“We’re gonna learn from this.”
It’s what Southwest Power Pool executive vice president Lanny Nickell told Oklahoma Corporation Commissioners during a Thursday power-point presentation and review of the SPP’s handling of rolling blackouts in the state during the February winter storm.
One thing he learned—fingers of blame are not being pointed at any of the energy suppliers whether it is wind, coal or natural gas.
During the storm, some wind turbines froze and others didn’t produce power because of a lack of wind. But freeze-offs also resulted in a lack of transportation of natural gas to the power producers.
“Maybe we need to look at our expectations from each of the industries,” said Nickell upon questioning by Commission chairman Todd Hiett.
“I don’t wanta blame coal, gas or wind,” he added. “In Oklahoma, there is no room for blame.”
“Wind actually performed like we thought it would,” noted Nickell, adding that icing resulted in 7,000 megawatts being out of service. Oklahoma wind contributed an estimated 50% of wind power to the 14-state power pool on Feb. 12 but on Feb. 16 the contribution had plummeted to 12%.

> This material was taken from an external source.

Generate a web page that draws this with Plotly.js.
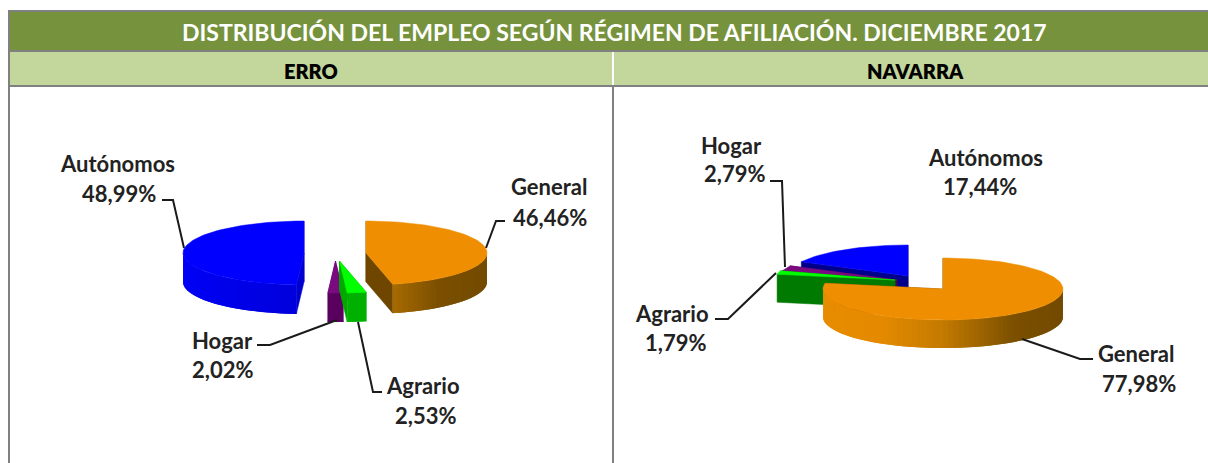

“A fair amount of wind was not available. Coal didn’t perform as well as wind,” he said, explaining that it provided 8% on Feb. 15 and 14% on Feb. 16.
Natural gas was another matter.
“We needed it the most,” said Nickell. He explained that natural gas provided up to 36% of the power on the two critical days that resulted in the SPP issuing Energy Emergency Alert or EEA Level 3 notices which prompted rolling blackouts.
The SPP is preparing a report on its review of the power crisis that hit Oklahoma and the other states. It is expected to be available in July and will cover how the 104 members in the 14 states responded during the storm.